People accused of harassment, who claim their behaviour was aimed at ‘preventing or detecting a crime’, must act rationally to take advantage of the defence under section 1(3)(a) of the Protection from Harassment Act 1997, the Supreme Court has ruled.

The court heard that Michael Willoughby embarked on an “unpleasant and obsessive personal vendetta” against his former boss, businessman Timothy Hayes.

Delivering the leading judgment in Hayes v Willoughby [2013] UKSC 17, Lord Sumption said Willoughby alleged that Hayes’ management of his companies, principally in the accounting year 2002-3, was characterised by “fraud, embezzlement and tax evasion”.

Lord Sumption went on: “The campaign was mainly carried on by pressing these allegations in very many letters addressed over the years to the Official Receiver, the police, the Department of Trade and Industry and other public bodies.

“The judge recorded that the Official Receiver estimated that no less than 400 communications on the matter were exchanged between Mr Willoughby and the Official Receiver alone.

“The Official Receiver obtained access to the company’s records and investigated the allegations. The DTI commenced two investigations under section 447 of the Companies Act 1985. The police looked into the allegations. All of them concluded that there was nothing in them.”

Lord Sumption said the trial judge found that Willoughby’s letter-writing campaign resulted in ‘unacceptable intrusion’ into Hayes’ privacy.

This included obtaining confidential information from Hayes’ ex-wife derived from their divorce proceedings about his “mental and emotional ill-health”, which was “gratuitously passed” to third parties.

“Secondly, he suggested to Mr Hayes’s GP that Mr Hayes had forged the latter’s signature on sick-notes used to explain his absence from court proceedings in the course of the litigation of 2003-4.

“Third, he left a voicemail message on the telephone of Mr Hayes’s landlord in the United States on the day before his bankruptcy, reporting that Mr Hayes was about to go bankrupt and asking whether he owed the landlord money.”

The trial judge found that, at the outset of his campaign, there was a “reasonable basis” for Willoughby’s suspicions, despite the three incidents of personal intrusion, and dismissed the harassment claim.

The judge argued that Willoughby genuinely believed in his allegations and the test under section 1(3) of the Act was wholly subjective. The Court of Appeal rejected this approach, and said that after June 2007, Willoughby’s purpose was not “reasonably or rationally” connected to the detection or prevention of crime.

Lord Sumption said: “It cannot be the case that the mere existence of a belief, however absurd, in the mind of the harasser that he is detecting or preventing a possibly non-existent crime, will justify him in persisting in a course of conduct which the law characterises as oppressive.

“Some control mechanism is required, even if it falls well short of requiring the alleged harasser to prove that his alleged purpose was objectively reasonable.”

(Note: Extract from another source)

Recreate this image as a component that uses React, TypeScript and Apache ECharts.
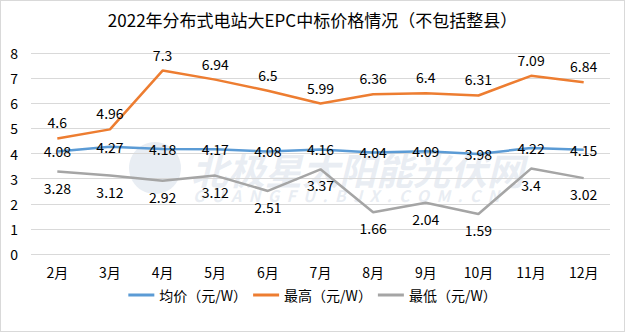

Lord Sumption concluded: “Before an alleged harasser can be said to have had the purpose of preventing or detecting crime, he must have sufficiently applied his mind to the matter.

“He must have thought rationally about the material suggesting the possibility of criminality and formed the view that the conduct said to constitute harassment was appropriate for the purpose of preventing or detecting it. If he has done these things, then he has the relevant purpose.”

Lord Sumption dismissed Willoughby’s appeal. Lords Neuberger and Wilson agreed. Lord Mance also agreed, for his own reasons.

Lord Reed dissented. He said he could not agree that parliament intended to impose a requirement that a course of conduct should have been rational.

Lord Reed argued that if parliament wanted to amend the law in order to apply it to people such as Willoughby, it could do so.

At the same time, it could also consider whether it “wished to preserve the immunity which had until now been thought to be conferred” by section 1(3)(a) on public agencies exercising investigative powers and investigative journalists.